If I Had a Hammer: Retraining That Really Works

Description

182 pages
Contains Photos, Bibliography, Index
$85.00
ISBN 0-7748-1118-8
DDC 331.4'2592'0971

Publisher

Year

2005

Contributor

Reviewed by Janet Arnett

Janet Arnett is the former campus manager of adult education at Ontario’s Georgian College. She is the author of Antiques and Collectibles: Starting Small, The Grange at Knock, and 673 Ways to Save Money.

 

Review

Somewhere in every community college and the office of every provincial
and federal ministry responsible for apprenticeship and/or retraining,
there is a program manager who desperately needs to read this book

It is a description of a Regina, Saskatchewan, project called Women’s
Work Training Program designed to prepare poor women for careers in
carpentry. Many of the participants were single mothers, Aboriginal, or
both.
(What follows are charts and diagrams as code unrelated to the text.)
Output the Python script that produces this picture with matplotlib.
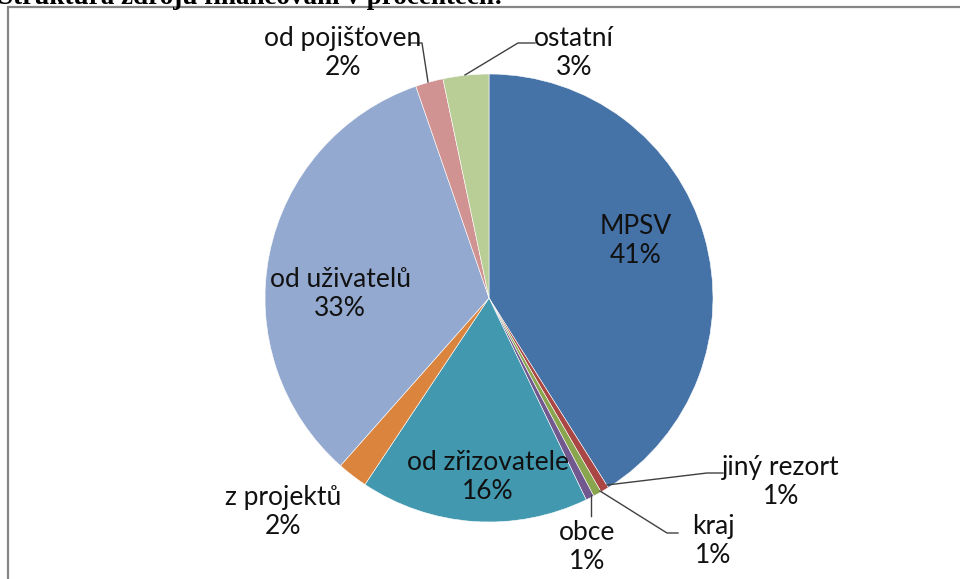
import matplotlib
matplotlib.use("Agg")
import matplotlib.pyplot as plt
from matplotlib.patches import Rectangle

# Data
categories = ["MPSV", "jiný rezort", "kraj", "obce", "od zřizovatele",
              "z projektů", "od uživatelů", "od pojišťoven", "ostatní"]
values = [41.1, 0.6, 0.6, 0.6, 16.5, 2.2, 33.2, 2.0, 3.3]
pct_labels = ["41%", "1%", "1%", "1%", "16%", "2%", "33%", "2%", "3%"]
colors = ["#4572A7", "#AA4643", "#89A54E", "#71588F", "#4198AF",
          "#DB843D", "#93A9CF", "#D19392", "#B9CD96"]
title = "Struktura zdrojů financování v procentech:"

W, H = 960, 579
fig = plt.figure(figsize=(W / 100, H / 100), dpi=100)
ax = fig.add_axes([0, 0, 1, 1])
ax.set_xlim(0, W)
ax.set_ylim(0, H)
ax.set_aspect("equal")
ax.axis("off")

def Y(y):
    return H - y

# frame
ax.add_patch(Rectangle((8, Y(600)), 1000, 593, fill=False,
                       edgecolor="#868686", linewidth=1.6))

# title (cut off at top)
ax.text(-2, Y(3.5), title, fontsize=19.5, fontweight="bold",
        family="Liberation Serif", ha="left", va="baseline", color="black")

# pie
ax.pie(values, colors=colors, startangle=90, counterclock=False,
       center=(489, Y(298)), radius=224,
       wedgeprops=dict(edgecolor="white", linewidth=0.4))
ax.set_xlim(0, W)
ax.set_ylim(0, H)

font = dict(family="Lato", fontsize=19, color="#111111")

label_pos = {
    "MPSV": (636, 241),
    "jiný rezort": (781, 482),
    "kraj": (713, 541),
    "obce": (587, 547),
    "od zřizovatele": (488, 477),
    "z projektů": (283, 512),
    "od uživatelů": (340, 294),
    "od pojišťoven": (343, 53),
    "ostatní": (574, 53),
}
for cat, pct in zip(categories, pct_labels):
    x, y = label_pos[cat]
    ax.text(x, Y(y), f"{cat}\n{pct}", ha="center", va="center",
            linespacing=1.2, **font)

leaders = [
    [(607, 485), (707, 473), (723, 473)],
    [(600, 491), (667, 533), (678, 533)],
    [(591, 495), (591, 516)],
    [(410, 43), (422, 43), (428, 82)],
    [(535, 43), (518, 43), (465, 75)],
]
for pts in leaders:
    xs = [p[0] for p in pts]
    ys = [Y(p[1]) for p in pts]
    ax.plot(xs, ys, color="#404040", linewidth=1.0)

fig.savefig("out.png", dpi=100)
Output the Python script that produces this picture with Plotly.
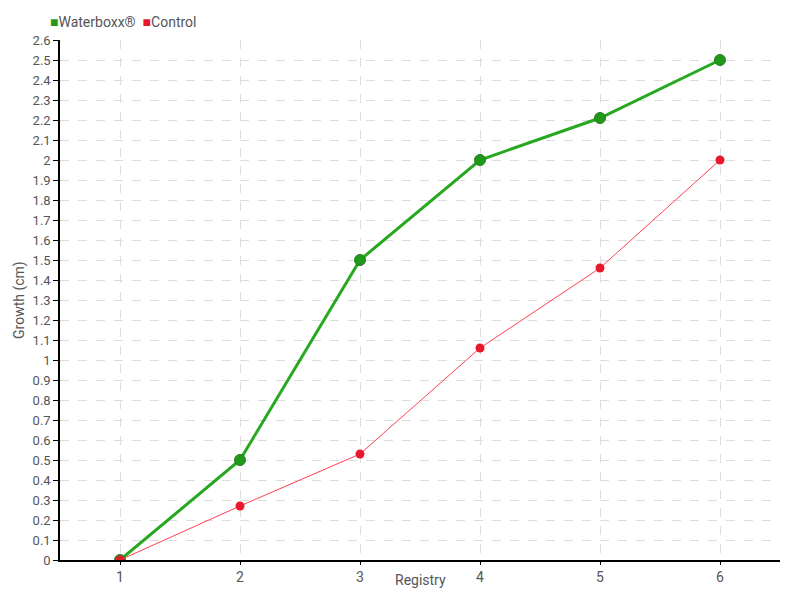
import plotly.graph_objects as go

registry = [1, 2, 3, 4, 5, 6]
waterboxx = [0, 0.5, 1.5, 2.0, 2.21, 2.5]
control = [0, 0.27, 0.53, 1.06, 1.46, 2.0]
y_ticks = [round(i * 0.1, 1) for i in range(27)]
y_labels = [("%g" % v) for v in y_ticks]
series_names = ["Waterboxx®", "Control"]

FONT = "Roboto, sans-serif"
GREEN = "#1e9a18"
RED = "#e8192c"
TXT = "#555555"

fig = go.Figure()
fig.add_trace(go.Scatter(
    x=registry, y=waterboxx, name=series_names[0], mode="lines+markers", showlegend=False,
    line=dict(color="#26a81f", width=3),
    marker=dict(size=11, color=GREEN, symbol="circle", line=dict(color="#2a7a22", width=1)),
))
fig.add_trace(go.Scatter(
    x=registry, y=control, name=series_names[1], mode="lines+markers", showlegend=False,
    line=dict(color="#ff4050", width=1),
    marker=dict(size=9, color=RED, symbol="circle"),
))

legend_text = (
    f'<span style="color:{GREEN}">■</span>{series_names[0]}&nbsp;&nbsp;'
    f'<span style="color:{RED}">■</span>{series_names[1]}'
)
fig.add_annotation(
    text=legend_text, xref="paper", yref="paper", x=-0.017, y=1.0, yshift=18,
    xanchor="left", yanchor="middle", showarrow=False,
    font=dict(family=FONT, size=14, color=TXT),
)
# axis titles
fig.add_annotation(
    text="Registry", xref="paper", yref="paper", x=0.5, y=0, yshift=-20,
    xanchor="center", yanchor="middle", showarrow=False,
    font=dict(family=FONT, size=14, color=TXT),
)
fig.add_annotation(
    text="Growth (cm)", xref="paper", yref="paper", x=0, xshift=-41, y=0.5,
    xanchor="center", yanchor="middle", textangle=-90, showarrow=False,
    font=dict(family=FONT, size=14, color=TXT),
)

fig.update_layout(
    width=792, height=592,
    margin=dict(l=52, r=20, t=32, b=40, autoexpand=False),
    paper_bgcolor="white", plot_bgcolor="white",
    font=dict(family=FONT, size=14, color=TXT),
    showlegend=False,
    xaxis=dict(
        range=[0.5, 6.5], tickmode="array", tickvals=registry,
        ticktext=[str(r) for r in registry], automargin=False,
        showgrid=True, gridcolor="#dddddd", griddash="dash", gridwidth=1,
        showline=True, linecolor="black", linewidth=1.5,
        ticks="outside", ticklen=3, tickcolor="black",
        tickfont=dict(size=14, color=TXT),
        zeroline=False,
    ),
    yaxis=dict(
        range=[0, 2.6], tickmode="array", tickvals=y_ticks, ticktext=y_labels,
        automargin=False,
        showgrid=True, gridcolor="#dddddd", griddash="dash", gridwidth=1,
        showline=True, linecolor="black", linewidth=1.5,
        ticks="outside", ticklen=5, tickcolor="black",
        tickfont=dict(size=13, color=TXT),
        zeroline=False,
    ),
)

fig.write_html("out.html")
Skills taught include math, communications, carpentry, self-worth,
business skills, management of a cooperative, and barrier-free design
and construction.

Over a period of three years, Little conducted several interviews with
the project organizers and administrators, plus each of 30 program
participants. From this material she presents a picture that includes
systemic racism, the high incidence of violence faced by the poor women,
and the everyday realities of poverty, sexism, and motherhood. She
highlights the enormous difficulties Aboriginal women face on a daily
basis and the subtleties of ingrained racism. She challenges the myths
about poor and single mothers and makes a case against workfare that is
both clear and powerful.

The book is a very readable academic study, marrying a crisp,
fast-paced writing style with all the requirements of quality academic
research. Its structure includes the retraining program’s goals,
design, funding, participant selection criteria, staffing issues,
relational learning principles, operational policies, and evaluation
criteria, as well as a wish list of features that would have enhanced
its effectiveness, had they been available.

Little has produced the clearest analysis and most dynamic work ever
published in Canada on the design and implementation of an effective
retraining program. It should be mandatory reading for social workers,
welfare case managers, trade school and college instructors and
administrators, EI managers, Native leaders, and politicians.